In a general sense, tagging refers to the act of applying managed metadata to an item.

Metadata scenarios: from taxonomies to folksonomies

Looplex metadata management supports a range of approaches to metadata, from formal taxonomies to user-driven folksonomies. You can implement formal taxonomies through managed terms and term sets in the legal engineering development site. When using the data extraction feature, you can also use enterprise keywords which enable Template users to tag content with keywords that they choose.

Looplex legal logic solution enable organizations to combine the advantages of formal, managed taxonomies with the dynamic benefits of user-driven tagging in customized ways.

The following diagram shows how different requirements might use different levels of scope and control.

taxonomia2

Benefits of managed metadata

There are several advantages to using managed metadata across the sites in an organization:

Consistent use of metadata

The managed metadata features enable you to control how users add metadata to content. For example, by using term sets and managed terms, you can control which terms users can add to content, and you can control who can add new terms. You can also limit enterprise keywords to a specific list by configuring the Keywords term set as closed.

When the same terms are used consistently across Templates, it is easier to build robust processes or solutions that rely on metadata. Additionally, it is easier for Template users to apply metadata consistently in their legal content creation process.

Improved content discoverability

When the content across sites in an organization has consistent metadata, it is easier to find legal information and business data by using search.
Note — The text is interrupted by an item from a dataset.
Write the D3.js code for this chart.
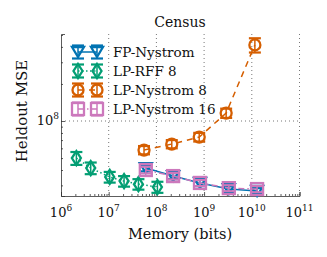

Search features such as the refinement panel, which displays on the left-hand side of the search results page, enable users to filter search results based on metadata.

taxonomia3

Metadata navigation for Cases

Metadata navigation for Cases enables a site administrator to create navigation elements based on metadata terms.

Increased flexibility

Managed metadata makes it easier for content libraries and term store administrators to maintain and adapt your metadata as business needs evolve. You can update a term set easily. For example, you can specify multiple synonyms (or labels) for individual terms. If your site is multilingual, you can also specify multilingual labels for individual terms.

Managing metadata

Managing metadata effectively requires careful thought and planning. Think about the kind of information that you want to manage the content of lists and libraries, and think about the way that the information is used in the organization. You can create term sets of metadata terms for lots of different information.

For example, you might have a single content type for a document. Each document can have metadata that identifies many of the relevant facts about it, such as these examples:

  • Document purpose - Is it a fee proposal? A legal engineering specification? A Human Resources procedure?

  • Document author, and names of people who changed it

  • Date of creation, date of approval, date of most recent modification

  • Department responsible for any budgetary implications of the document

  • Audience

Planning and configuring managed metadata

Your organization may want to do careful planning before you start to use managed metadata. The amount of planning that you must do depends on how formal your taxonomy is. It also depends on how much control you want to impose on metadata.

If you want to let users help develop your taxonomy, then you can just have users add keywords to items, and then organize these into term sets as necessary.

If your organization wants to use managed term sets to implement formal taxonomies, then it is important to involve key stakeholders in planning and development. After the key stakeholders in the organization agree upon the required term sets, you can use the Playbook management tool to import or create your term sets.